When I was two years old my parents went on vacation and left me with my aunt and uncle who had a white fluffy dog named Duffy. When they returned I had morphed into a dog. I crawled around on four legs, ate out of a bowl on the floor, and barked when someone knocked on the door. This went on until I was in kindergarten when my teacher called my mom saying I tried to eat my lunch on the floor. It was time to start acting like a human.
Since then I’ve been obsessed with dogs, to the point where I’ll straddle a mean looking rottwieler I just met on the street and encourage it to slobber on my face. My main goal in life is and always has been, to have a dog of my own, perhaps even a pack, but now is not the time.
One of my most shameful secrets is that junior year of college I rescued an abandoned kitten and made promises to keep him for the next 20 years, or however long he lived. I broke those promises. I didn’t leave him in a cardboard box along the side of the road, but I might as well have. During college breaks he was bounced around from place to place, friend to friend. When I graduated I couldn’t bring him where I was going . I found him a nice house with a nice family, where he’d have an entire mountain property to roam and hunt. The day I left he jumped out a second story window, never to be seen again. I have little doubt that he survived the fall and took to the wild, or found a new family, but I vowed that day to never get an animal again until I was in a stable enough situation to give it a home forever.
I’ve taken care of and lived with a lot of dogs in the years following that fateful decision. There was Koda the misunderstood chocolate lab on the farm. Chloe, the aging spaniel on a 22-foot cutter. Cleo and Jasper, dogs that needed walking and feeding when their owners were away. Each canine I encounter reminds me how much I love the loyalty, companionship, and extreme excitement they exude upon my arrival.
There’s something really special about a girl and her dog, especially on a boat. When I used to row Chloe to shore it felt like she and I were the only two beings in the world. When I would take Koda on hikes in the mountains it was like we were the only ones the other would ever need. I know the challenges sailors with dogs face, and I know the rewards of having a best friend onboard.

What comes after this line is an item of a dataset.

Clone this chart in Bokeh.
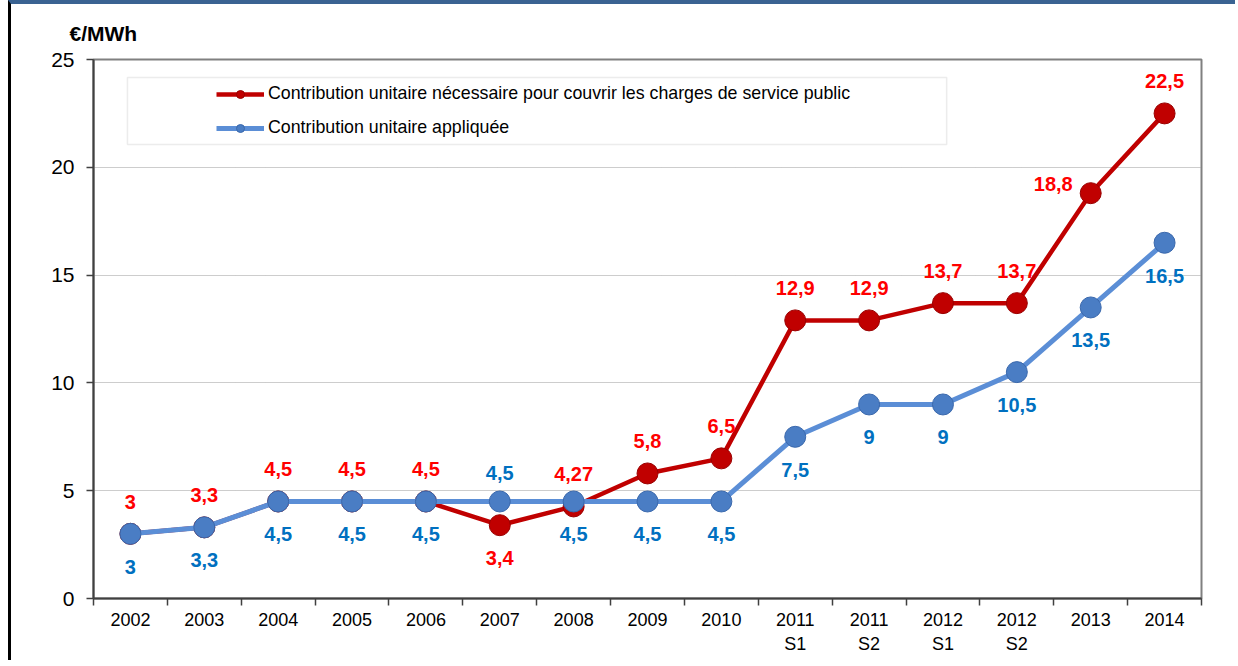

As far as my live aboard lifestyle goes, I need to have a job while living on my boat and that would mean leaving a dog onboard alone for hours at a time. Being in the northeast until at least next year, I’ll have to move off the boat in the winter and who knows where I’ll end up working or traveling. I have dreams of tramping through South America when the seasons begin to change. Maybe I’m selfish, but until I find a way to sustain my lifestyle through freelance writing, or something that won’t force me to bed down on land every once in a while, a canine first mate isn’t in the cards. Until then I’ll continue to accost dogs on the street, and crawl around on all fours barking at noises I hear…when no one else is around.